Copy every line of the data in which the word "Write" occurs.
(begin)
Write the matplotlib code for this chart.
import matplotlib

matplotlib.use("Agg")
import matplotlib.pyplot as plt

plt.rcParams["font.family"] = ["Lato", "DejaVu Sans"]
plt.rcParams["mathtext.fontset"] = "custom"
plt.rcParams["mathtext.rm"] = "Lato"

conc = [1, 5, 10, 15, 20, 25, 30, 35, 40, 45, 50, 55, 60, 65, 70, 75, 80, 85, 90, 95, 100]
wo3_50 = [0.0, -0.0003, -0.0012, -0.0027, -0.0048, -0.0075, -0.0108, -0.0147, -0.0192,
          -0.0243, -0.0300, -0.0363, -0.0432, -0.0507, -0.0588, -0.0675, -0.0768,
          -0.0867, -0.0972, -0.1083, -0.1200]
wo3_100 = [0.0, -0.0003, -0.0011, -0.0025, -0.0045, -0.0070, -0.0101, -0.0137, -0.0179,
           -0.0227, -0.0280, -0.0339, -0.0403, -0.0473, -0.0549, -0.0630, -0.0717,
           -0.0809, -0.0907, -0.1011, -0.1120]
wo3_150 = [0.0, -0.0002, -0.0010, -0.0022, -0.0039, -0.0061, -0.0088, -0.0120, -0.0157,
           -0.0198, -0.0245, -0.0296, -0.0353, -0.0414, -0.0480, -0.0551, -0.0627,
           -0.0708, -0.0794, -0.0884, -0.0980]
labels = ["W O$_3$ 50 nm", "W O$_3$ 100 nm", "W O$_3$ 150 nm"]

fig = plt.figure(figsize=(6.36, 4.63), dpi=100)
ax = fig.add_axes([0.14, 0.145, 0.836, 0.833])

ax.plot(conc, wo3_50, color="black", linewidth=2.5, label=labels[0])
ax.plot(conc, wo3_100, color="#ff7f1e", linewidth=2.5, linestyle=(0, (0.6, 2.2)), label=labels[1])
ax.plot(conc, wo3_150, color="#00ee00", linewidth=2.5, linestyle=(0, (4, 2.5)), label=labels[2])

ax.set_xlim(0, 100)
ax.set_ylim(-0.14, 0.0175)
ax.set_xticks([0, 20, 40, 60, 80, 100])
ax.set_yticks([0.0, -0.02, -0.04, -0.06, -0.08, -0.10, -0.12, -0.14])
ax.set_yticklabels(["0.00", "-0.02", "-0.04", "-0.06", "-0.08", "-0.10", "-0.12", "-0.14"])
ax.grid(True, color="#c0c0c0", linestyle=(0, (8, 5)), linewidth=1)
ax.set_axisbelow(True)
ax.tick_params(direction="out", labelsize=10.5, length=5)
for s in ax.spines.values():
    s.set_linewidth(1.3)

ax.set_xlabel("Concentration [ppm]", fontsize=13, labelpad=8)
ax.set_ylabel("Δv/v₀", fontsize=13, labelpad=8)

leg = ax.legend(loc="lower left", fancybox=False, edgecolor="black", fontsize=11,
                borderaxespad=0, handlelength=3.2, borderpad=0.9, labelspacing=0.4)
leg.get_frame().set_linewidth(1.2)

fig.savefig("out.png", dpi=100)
(end)
(begin)
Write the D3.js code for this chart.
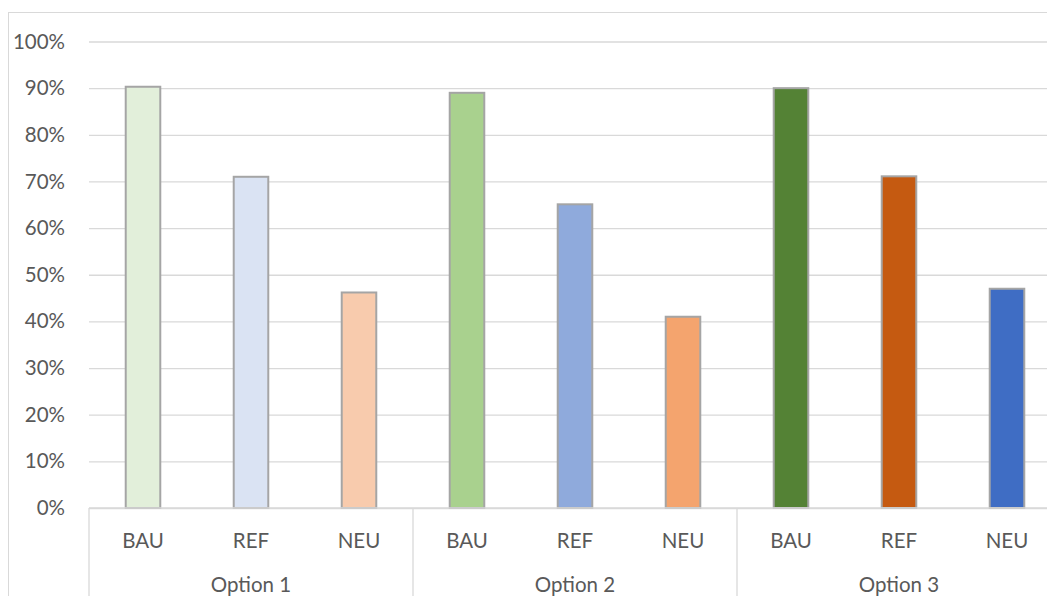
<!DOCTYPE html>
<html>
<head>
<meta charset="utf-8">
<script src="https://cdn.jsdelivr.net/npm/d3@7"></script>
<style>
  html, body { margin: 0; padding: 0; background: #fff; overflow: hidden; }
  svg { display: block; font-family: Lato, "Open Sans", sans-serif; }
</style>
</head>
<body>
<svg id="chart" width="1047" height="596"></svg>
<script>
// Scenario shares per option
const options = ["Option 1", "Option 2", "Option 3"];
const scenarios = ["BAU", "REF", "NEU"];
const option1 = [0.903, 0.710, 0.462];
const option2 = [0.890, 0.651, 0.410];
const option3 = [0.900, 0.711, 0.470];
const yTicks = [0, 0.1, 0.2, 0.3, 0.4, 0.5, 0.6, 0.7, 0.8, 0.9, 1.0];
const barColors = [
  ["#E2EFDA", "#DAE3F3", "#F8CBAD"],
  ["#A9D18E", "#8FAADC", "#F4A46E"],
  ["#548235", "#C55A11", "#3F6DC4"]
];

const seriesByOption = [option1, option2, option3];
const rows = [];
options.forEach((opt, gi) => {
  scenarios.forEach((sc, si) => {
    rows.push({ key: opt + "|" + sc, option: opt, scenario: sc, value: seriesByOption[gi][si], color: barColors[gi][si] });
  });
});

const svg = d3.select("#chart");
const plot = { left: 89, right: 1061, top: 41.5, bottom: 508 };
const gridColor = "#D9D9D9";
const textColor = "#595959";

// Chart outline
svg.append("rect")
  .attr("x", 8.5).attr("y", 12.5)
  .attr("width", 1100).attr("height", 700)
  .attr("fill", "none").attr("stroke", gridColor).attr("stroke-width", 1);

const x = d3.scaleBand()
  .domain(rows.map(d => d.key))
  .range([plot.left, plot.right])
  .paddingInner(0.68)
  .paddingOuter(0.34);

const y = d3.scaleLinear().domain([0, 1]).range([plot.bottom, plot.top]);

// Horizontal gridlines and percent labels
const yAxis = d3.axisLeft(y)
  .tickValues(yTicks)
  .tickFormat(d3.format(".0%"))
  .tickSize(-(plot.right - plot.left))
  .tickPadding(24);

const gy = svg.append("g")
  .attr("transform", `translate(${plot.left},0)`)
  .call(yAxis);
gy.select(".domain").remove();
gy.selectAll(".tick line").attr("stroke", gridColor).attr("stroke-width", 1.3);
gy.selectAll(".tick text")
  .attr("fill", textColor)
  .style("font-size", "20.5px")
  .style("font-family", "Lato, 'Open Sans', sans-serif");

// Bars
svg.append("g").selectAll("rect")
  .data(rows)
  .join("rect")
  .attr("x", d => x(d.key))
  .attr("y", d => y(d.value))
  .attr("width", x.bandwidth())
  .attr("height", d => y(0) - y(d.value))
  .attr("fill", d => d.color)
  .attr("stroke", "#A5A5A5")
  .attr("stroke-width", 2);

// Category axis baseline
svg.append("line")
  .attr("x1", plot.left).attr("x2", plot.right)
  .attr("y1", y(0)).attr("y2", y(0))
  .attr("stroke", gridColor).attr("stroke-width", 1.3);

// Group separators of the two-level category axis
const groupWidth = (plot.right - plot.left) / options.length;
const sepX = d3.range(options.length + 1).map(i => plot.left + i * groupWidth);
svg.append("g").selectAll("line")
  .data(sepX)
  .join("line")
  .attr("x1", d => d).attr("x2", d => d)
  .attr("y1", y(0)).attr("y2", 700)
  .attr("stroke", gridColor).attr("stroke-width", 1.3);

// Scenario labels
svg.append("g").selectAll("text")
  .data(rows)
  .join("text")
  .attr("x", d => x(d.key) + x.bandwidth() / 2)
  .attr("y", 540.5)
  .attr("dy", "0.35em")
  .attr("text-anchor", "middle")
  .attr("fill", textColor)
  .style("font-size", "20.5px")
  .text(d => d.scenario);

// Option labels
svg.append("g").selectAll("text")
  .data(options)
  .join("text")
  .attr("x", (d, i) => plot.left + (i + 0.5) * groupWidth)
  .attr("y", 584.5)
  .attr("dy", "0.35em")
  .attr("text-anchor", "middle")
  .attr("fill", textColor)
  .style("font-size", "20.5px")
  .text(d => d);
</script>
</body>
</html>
(end)
(begin)
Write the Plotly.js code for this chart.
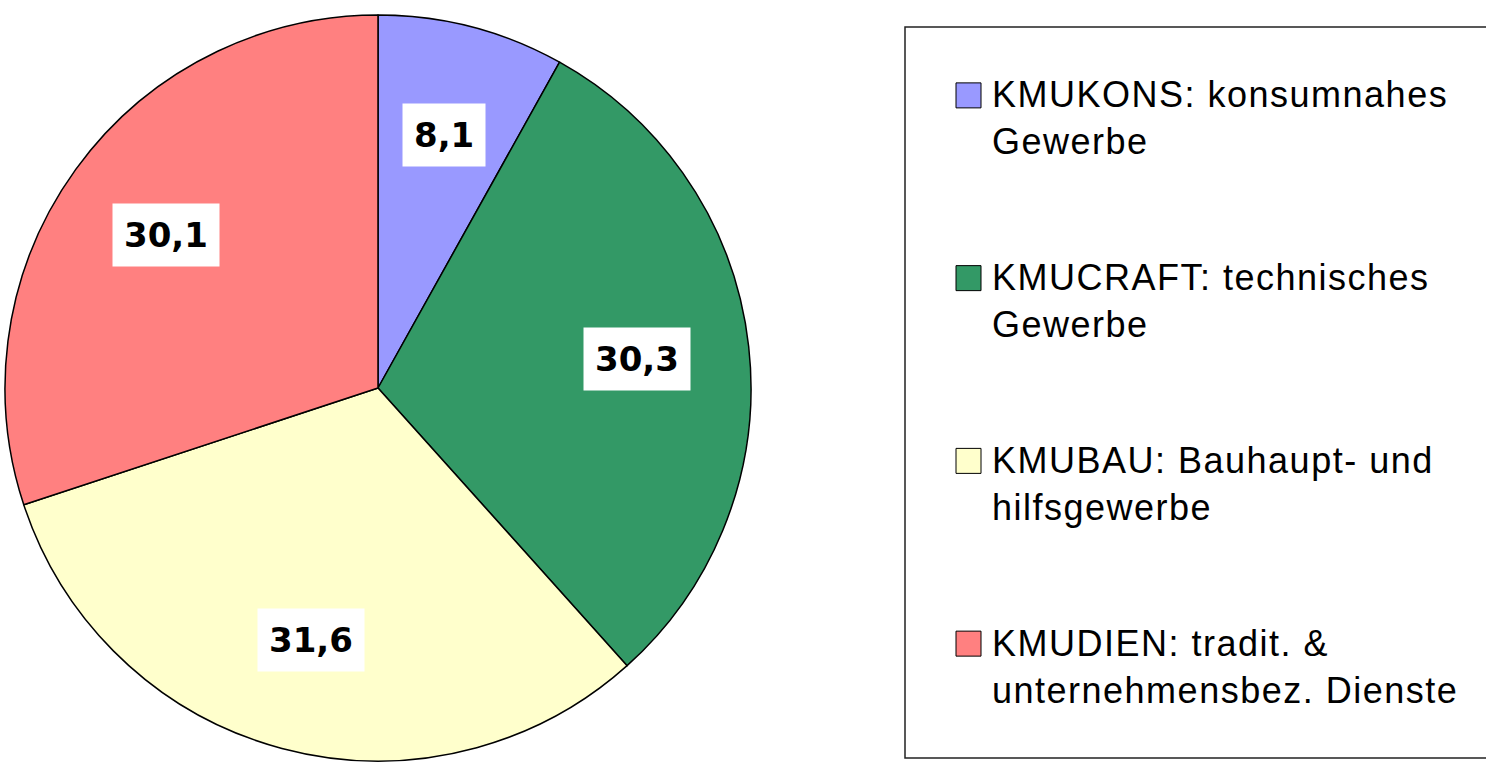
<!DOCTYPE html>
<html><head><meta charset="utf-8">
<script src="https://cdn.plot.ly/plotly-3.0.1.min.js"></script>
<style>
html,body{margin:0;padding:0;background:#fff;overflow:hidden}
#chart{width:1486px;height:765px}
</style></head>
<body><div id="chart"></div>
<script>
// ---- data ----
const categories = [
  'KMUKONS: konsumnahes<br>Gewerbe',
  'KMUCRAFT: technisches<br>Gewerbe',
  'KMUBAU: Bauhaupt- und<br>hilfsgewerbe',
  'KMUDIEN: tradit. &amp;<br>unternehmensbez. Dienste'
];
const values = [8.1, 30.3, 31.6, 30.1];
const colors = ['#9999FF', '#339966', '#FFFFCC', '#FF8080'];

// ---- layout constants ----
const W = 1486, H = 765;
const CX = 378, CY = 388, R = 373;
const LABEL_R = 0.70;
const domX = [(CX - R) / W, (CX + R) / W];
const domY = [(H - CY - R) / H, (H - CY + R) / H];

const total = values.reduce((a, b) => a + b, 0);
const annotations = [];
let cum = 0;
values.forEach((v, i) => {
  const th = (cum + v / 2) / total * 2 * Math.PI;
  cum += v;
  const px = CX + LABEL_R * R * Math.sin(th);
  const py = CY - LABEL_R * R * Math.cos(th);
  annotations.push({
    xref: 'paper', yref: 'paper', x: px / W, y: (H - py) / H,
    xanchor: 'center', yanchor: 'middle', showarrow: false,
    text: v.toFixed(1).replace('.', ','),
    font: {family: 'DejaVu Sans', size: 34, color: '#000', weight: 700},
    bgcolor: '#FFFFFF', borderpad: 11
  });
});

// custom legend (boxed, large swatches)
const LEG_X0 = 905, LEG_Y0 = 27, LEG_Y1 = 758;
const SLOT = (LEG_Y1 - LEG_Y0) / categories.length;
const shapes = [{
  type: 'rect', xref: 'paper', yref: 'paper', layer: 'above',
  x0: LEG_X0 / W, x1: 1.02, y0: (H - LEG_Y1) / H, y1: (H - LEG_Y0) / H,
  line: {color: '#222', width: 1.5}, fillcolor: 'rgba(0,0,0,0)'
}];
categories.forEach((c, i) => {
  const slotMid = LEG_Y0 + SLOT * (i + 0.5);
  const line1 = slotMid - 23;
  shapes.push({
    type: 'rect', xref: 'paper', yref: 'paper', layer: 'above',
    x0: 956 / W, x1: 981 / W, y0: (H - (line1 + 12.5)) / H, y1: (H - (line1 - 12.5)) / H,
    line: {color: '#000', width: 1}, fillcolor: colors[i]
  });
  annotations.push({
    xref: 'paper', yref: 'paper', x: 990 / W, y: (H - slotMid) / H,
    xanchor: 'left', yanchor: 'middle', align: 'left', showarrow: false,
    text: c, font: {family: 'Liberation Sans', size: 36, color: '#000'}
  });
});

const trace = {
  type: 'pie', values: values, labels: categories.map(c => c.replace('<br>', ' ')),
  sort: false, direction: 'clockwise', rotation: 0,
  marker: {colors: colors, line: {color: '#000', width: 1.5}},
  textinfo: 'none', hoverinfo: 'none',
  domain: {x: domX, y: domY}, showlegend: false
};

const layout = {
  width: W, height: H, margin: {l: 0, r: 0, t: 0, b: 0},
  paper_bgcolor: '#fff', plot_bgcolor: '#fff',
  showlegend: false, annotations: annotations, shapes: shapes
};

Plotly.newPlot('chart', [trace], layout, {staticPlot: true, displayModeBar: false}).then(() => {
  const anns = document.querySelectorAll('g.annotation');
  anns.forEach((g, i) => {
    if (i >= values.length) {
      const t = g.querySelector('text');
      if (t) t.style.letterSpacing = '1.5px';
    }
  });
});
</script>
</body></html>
(end)
- [Answer for this exercise]:
Write the matplotlib code for this chart.
Write the D3.js code for this chart.
Write the Plotly.js code for this chart.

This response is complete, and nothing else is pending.